-- begin PROVIDED MATERIAL --
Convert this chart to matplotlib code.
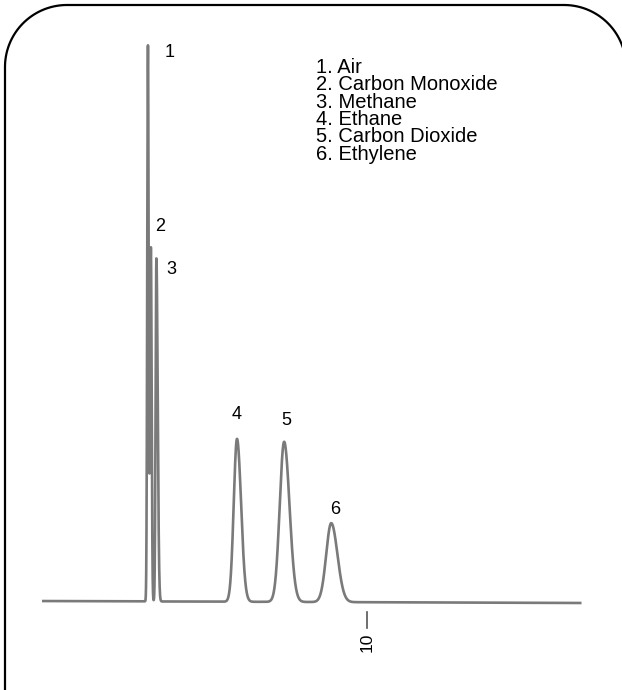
import numpy as np
import matplotlib
matplotlib.use("Agg")
import matplotlib.pyplot as plt
from matplotlib.transforms import IdentityTransform
from matplotlib.lines import Line2D

plt.rcParams['font.family'] = ['Liberation Sans', 'DejaVu Sans']

# peak table (retention time in min, height in arbitrary units, widths left/right)
peak_no = ["1", "2", "3", "4", "5", "6"]
compounds = ["Air", "Carbon Monoxide", "Methane", "Ethane", "Carbon Dioxide", "Ethylene"]
rt = [3.26, 3.35, 3.52, 6.00, 7.45, 8.90]
height = [100.0, 63.7, 61.7, 29.3, 28.8, 14.2]
sig_left = [0.022, 0.024, 0.024, 0.100, 0.135, 0.155]
sig_right = [0.022, 0.024, 0.040, 0.125, 0.165, 0.190]

# slow baseline drift
base_t = [0.0, 16.6]
base_y = [0.0, -0.35]

# where the number labels sit relative to each apex (pixels)
label_off = [(22, -7), (9, 20), (15, -12), (0, 24), (2, 20), (4, 13)]

t = np.linspace(0.0, 16.6, 12000)
signal = np.interp(t, base_t, base_y)
for r, h, sl, sr in zip(rt, height, sig_left, sig_right):
    s = np.where(t < r, sl, sr)
    signal = signal + h*np.exp(-0.5*((t - r)/s)**2)

fig = plt.figure(figsize=(6.22, 6.90), dpi=100)
ax = fig.add_axes([0, 0, 1, 1])
ax.set_xlim(-1.292, 17.846)
ax.set_ylim(-16.0, 108.1)
ax.axis("off")

ax.plot(t, signal, color="#7a7a7a", lw=1.9, solid_capstyle="butt")

# number above each peak
for lab, r, h, off in zip(peak_no, rt, height, label_off):
    ax.annotate(lab, (r, h), xytext=off, textcoords="offset pixels",
                ha="center", va="center", fontsize=13, color="black")

# time marker at 10 min
ax.plot([10, 10], [-2.0, -4.9], color="#555555", lw=1.2)
ax.text(10, -7.4, "10", rotation=90, ha="center", va="center", fontsize=12.5)

# compound list
legend = "\n".join(f"{n}. {c}" for n, c in zip(peak_no, compounds))
ax.text(8.43, 97.7, legend, ha="left", va="top", fontsize=14.5,
        linespacing=0.89, color="black")

# rounded frame in figure pixels (right side and bottom run off the page)
R = 62
L, T, Rt, B = 5, 685, 626, -20
a = np.linspace(0, np.pi/2, 40)
xs = np.concatenate([[Rt], Rt - R + R*np.cos(a), L + R - R*np.sin(a), [L]])
ys = np.concatenate([[B], T - R + R*np.sin(a), T - R + R*np.cos(a), [B]])
fig.lines.append(Line2D(xs, ys, transform=IdentityTransform(),
                        color="black", lw=1.6))

fig.savefig("out.png", dpi=100)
-- end PROVIDED MATERIAL --
Leave out the pictures and retype every line above exactly.

Convert this chart to matplotlib code.
import numpy as np
import matplotlib
matplotlib.use("Agg")
import matplotlib.pyplot as plt
from matplotlib.transforms import IdentityTransform
from matplotlib.lines import Line2D

plt.rcParams['font.family'] = ['Liberation Sans', 'DejaVu Sans']

# peak table (retention time in min, height in arbitrary units, widths left/right)
peak_no = ["1", "2", "3", "4", "5", "6"]
compounds = ["Air", "Carbon Monoxide", "Methane", "Ethane", "Carbon Dioxide", "Ethylene"]
rt = [3.26, 3.35, 3.52, 6.00, 7.45, 8.90]
height = [100.0, 63.7, 61.7, 29.3, 28.8, 14.2]
sig_left = [0.022, 0.024, 0.024, 0.100, 0.135, 0.155]
sig_right = [0.022, 0.024, 0.040, 0.125, 0.165, 0.190]

# slow baseline drift
base_t = [0.0, 16.6]
base_y = [0.0, -0.35]

# where the number labels sit relative to each apex (pixels)
label_off = [(22, -7), (9, 20), (15, -12), (0, 24), (2, 20), (4, 13)]

t = np.linspace(0.0, 16.6, 12000)
signal = np.interp(t, base_t, base_y)
for r, h, sl, sr in zip(rt, height, sig_left, sig_right):
    s = np.where(t < r, sl, sr)
    signal = signal + h*np.exp(-0.5*((t - r)/s)**2)

fig = plt.figure(figsize=(6.22, 6.90), dpi=100)
ax = fig.add_axes([0, 0, 1, 1])
ax.set_xlim(-1.292, 17.846)
ax.set_ylim(-16.0, 108.1)
ax.axis("off")

ax.plot(t, signal, color="#7a7a7a", lw=1.9, solid_capstyle="butt")

# number above each peak
for lab, r, h, off in zip(peak_no, rt, height, label_off):
    ax.annotate(lab, (r, h), xytext=off, textcoords="offset pixels",
                ha="center", va="center", fontsize=13, color="black")

# time marker at 10 min
ax.plot([10, 10], [-2.0, -4.9], color="#555555", lw=1.2)
ax.text(10, -7.4, "10", rotation=90, ha="center", va="center", fontsize=12.5)

# compound list
legend = "\n".join(f"{n}. {c}" for n, c in zip(peak_no, compounds))
ax.text(8.43, 97.7, legend, ha="left", va="top", fontsize=14.5,
        linespacing=0.89, color="black")

# rounded frame in figure pixels (right side and bottom run off the page)
R = 62
L, T, Rt, B = 5, 685, 626, -20
a = np.linspace(0, np.pi/2, 40)
xs = np.concatenate([[Rt], Rt - R + R*np.cos(a), L + R - R*np.sin(a), [L]])
ys = np.concatenate([[B], T - R + R*np.sin(a), T - R + R*np.cos(a), [B]])
fig.lines.append(Line2D(xs, ys, transform=IdentityTransform(),
                        color="black", lw=1.6))

fig.savefig("out.png", dpi=100)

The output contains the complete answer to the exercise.